Private confession of sins to a priest, commonly known as Auricular Confession, has no foundation in the Word of God, and is a human invention. It makes the professed penitent a slave to mere human authority, entangles him in endless scruples and perplexities, and opens the way to many immoralities.

If one sin against his fellow-man, the Scripture requires him to 826make confession to the offended party; and so if one sin and bring scandal upon the Christian society of which he is a member. And Christians may often, with manifest profit, confess to one another their sins against God, with a view solely to instruction, correction, guidance, and encouragement in righteousness. But in any and every case confession is still to be made to God; for all sins are committed against him, as well such as offend our fellow-man as those that offend him alone.

Priestly absolution is a blasphemous usurpation of the sole prerogative of God. None can forgive sins as against God but God alone.

The blood of Jesus Christ only can cleanse us from our sins, and always we obtain forgiveness directly from God, whenever by faith in that blood we approach him with our confessions and prayers.

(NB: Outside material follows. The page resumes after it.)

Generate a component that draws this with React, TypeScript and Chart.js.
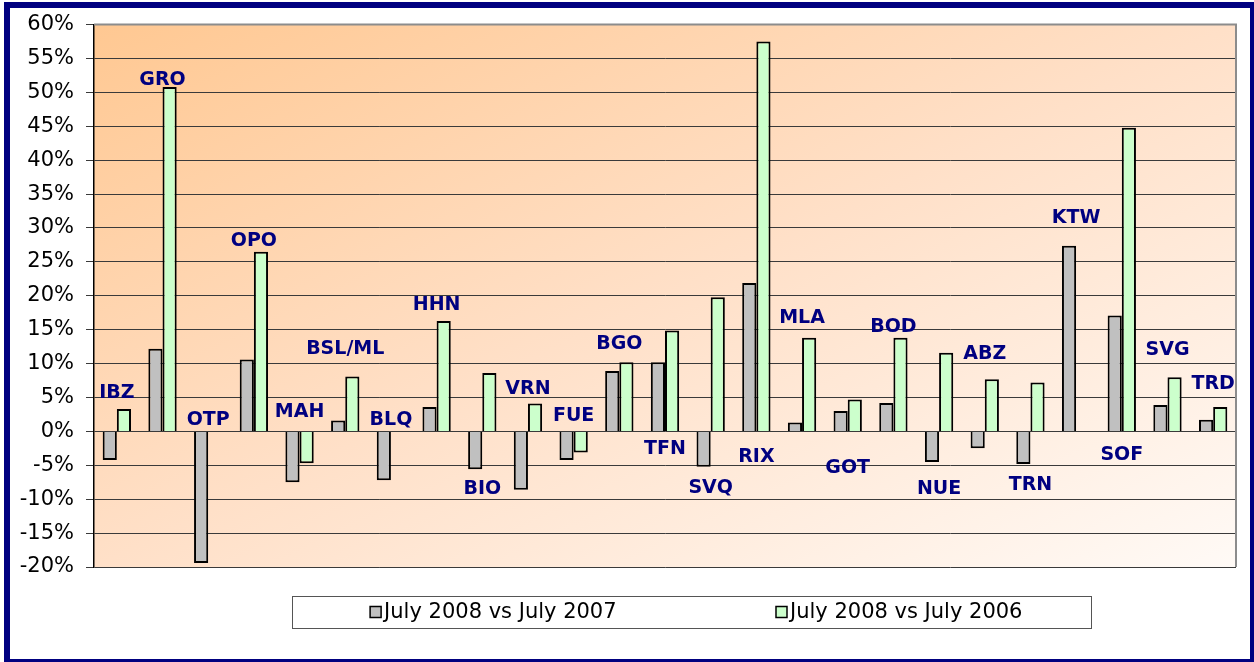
import React, { useEffect, useRef } from "react";
import { Chart, registerables } from "chart.js";

Chart.register(...registerables);

const categories = ["IBZ", "GRO", "OTP", "OPO", "MAH", "BSL/ML", "BLQ", "HHN", "BIO", "VRN", "FUE", "BGO", "TFN", "SVQ", "RIX", "MLA", "GOT", "BOD", "NUE", "ABZ", "TRN", "KTW", "SOF", "SVG", "TRD"];
const seriesNames = ["July 2008 vs July 2007", "July 2008 vs July 2006"];
const vs2007 = [-4.2, 12.2, -19.4, 10.6, -7.5, 1.6, -7.2, 3.6, -5.6, -8.6, -4.2, 8.9, 10.2, -5.2, 21.9, 1.3, 3.0, 4.2, -4.5, -2.5, -4.8, 27.4, 17.1, 3.9, 1.7];
const vs2006 = [3.3, 50.8, null, 26.5, -4.7, 8.1, null, 16.3, 8.6, 4.1, -3.1, 10.2, 14.9, 19.8, 57.5, 13.8, 4.7, 13.8, 11.6, 7.7, 7.2, null, 44.8, 8.0, 3.6];
// value (in %) at which each category's name label sits
const labelAt = [5.6, 51.8, 1.6, 28.0, 2.8, 12.2, 1.6, 18.6, -8.5, 6.3, 2.3, 12.9, -2.6, -8.4, -3.8, 16.7, -5.4, 15.4, -8.5, 11.4, -7.9, 31.5, -3.5, 12.0, 7.0];
const yMin = -20;
const yMax = 60;
const yStep = 5;

const colors = ["#C0C0C0", "#CCFFCC"];

const bgPlugin = {
  id: "bg",
  beforeDraw(chart: any) {
    const { ctx, chartArea: a, width, height } = chart;
    ctx.save();
    ctx.fillStyle = "#FFFFFF";
    ctx.fillRect(0, 0, width, height);
    const w = a.right - a.left;
    const h = a.bottom - a.top;
    const k = (2 * w * h) / (w * w + h * h);
    const g = ctx.createLinearGradient(a.left, a.top, a.left + h * k, a.top + w * k);
    g.addColorStop(0, "#FFC892");
    g.addColorStop(0.5, "#FFE0C8");
    g.addColorStop(1, "#FFFAF6");
    ctx.fillStyle = g;
    ctx.fillRect(a.left, a.top, w, h);
    ctx.restore();
  },
};

const decorPlugin = {
  id: "decor",
  afterDatasetsDraw(chart: any) {
    const { ctx, chartArea: a, scales } = chart;
    const xs = scales.x;
    const ys = scales.y;
    ctx.save();
    ctx.strokeStyle = "#8C8C8C";
    ctx.lineWidth = 2;
    ctx.beginPath();
    ctx.moveTo(a.left, a.top);
    ctx.lineTo(a.right, a.top);
    ctx.lineTo(a.right, a.bottom);
    ctx.stroke();
    ctx.fillStyle = "#000080";
    ctx.font = "bold 19px 'DejaVu Sans'";
    ctx.textAlign = "center";
    ctx.textBaseline = "middle";
    categories.forEach((c, i) => {
      ctx.fillText(c, xs.getPixelForValue(i), ys.getPixelForValue(labelAt[i]));
    });
    ctx.restore();
  },
  afterDraw(chart: any) {
    const { ctx } = chart;
    ctx.save();
    const box = { left: 292, top: 596, right: 1091, bottom: 628 };
    ctx.fillStyle = "#FFFFFF";
    ctx.fillRect(box.left, box.top, box.right - box.left, box.bottom - box.top);
    ctx.strokeStyle = "#555";
    ctx.lineWidth = 1;
    ctx.strokeRect(box.left + 0.5, box.top + 0.5, box.right - box.left, box.bottom - box.top);
    const bw = box.right - box.left;
    const cy = (box.top + box.bottom) / 2;
    ctx.font = "21px 'DejaVu Sans'";
    ctx.textBaseline = "middle";
    ctx.textAlign = "left";
    seriesNames.forEach((name, i) => {
      const center = box.left + bw * (i === 0 ? 0.252 : 0.76);
      const tw = ctx.measureText(name).width;
      const total = 11 + 3 + tw;
      const x0 = center - total / 2;
      ctx.fillStyle = colors[i];
      ctx.fillRect(x0, cy - 5.5, 11, 11);
      ctx.strokeStyle = "#000";
      ctx.lineWidth = 1.5;
      ctx.strokeRect(x0, cy - 5.5, 11, 11);
      ctx.fillStyle = "#000";
      ctx.fillText(name, x0 + 14, cy + 1);
    });
    ctx.restore();
  },
};

export default function App() {
  const ref = useRef<HTMLCanvasElement>(null);
  useEffect(() => {
    document.body.style.margin = "0";
    const chart = new Chart(ref.current!, {
      type: "bar",
      data: {
        labels: categories,
        datasets: [
          { label: seriesNames[0], data: vs2007, backgroundColor: colors[0], borderColor: "#000", borderWidth: 2, categoryPercentage: 0.62, barPercentage: 1 },
          { label: seriesNames[1], data: vs2006 as any, backgroundColor: colors[1], borderColor: "#000", borderWidth: 2, categoryPercentage: 0.62, barPercentage: 1 },
        ],
      },
      options: {
        animation: false,
        responsive: true,
        maintainAspectRatio: false,
        layout: { padding: { left: 0, top: 22, right: 18, bottom: 95 } },
        plugins: { legend: { display: false }, tooltip: { enabled: false } },
        scales: {
          x: { display: false, grid: { display: false } },
          y: {
            min: yMin,
            max: yMax,
            afterFit: (s: any) => { s.width = 94; },
            ticks: {
              stepSize: yStep,
              color: "#000",
              padding: 12,
              font: { family: "'DejaVu Sans'", size: 21 },
              callback: (v: any) => `${v}%`,
            },
            grid: { color: "#3A3A3A", lineWidth: 1, tickLength: 8, drawTicks: true },
            border: { color: "#000", width: 1.5 },
          },
        },
      },
      plugins: [bgPlugin, decorPlugin],
    });
    return () => chart.destroy();
  }, []);
  return (
    <div style={{ position: "fixed", left: 0, top: 0, width: 1254, height: 662, background: "#fff" }}>
      <canvas ref={ref} />
      <div style={{ position: "absolute", left: 4, top: 2, width: 1252, height: 663, boxSizing: "border-box", border: "6px solid #000080", pointerEvents: "none" }} />
    </div>
  );
}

Of the Marriage of Ministers.

Christian ministers are not commanded by God's law either to vow the estate of single life or to abstain from mai'riage; therefore it is lawful for them, as for all other Christian men, to marry at their own discretion.


Of the Power of the Civil Authority.

The power of the civil magistrate extendeth to all men, as well ministers as people, in all things temporal; but hath no authority in things purely spiritual. And we hold it to be the duty of all men who are professors of the gospel to pay respectful obedience to the civil authority, regularly and legitimately constituted.


Of Christian Men's Goods.

The riches and goods of Christian men are not common, but their own, to be controlled and used according to their Christian judgment. Every man ought, of such things as he possesseth, liberally to give alms to the poor, according to his ability; and as a steward of God, he should use his means and influence in promoting the cause of truth and righteousness to the glory of God.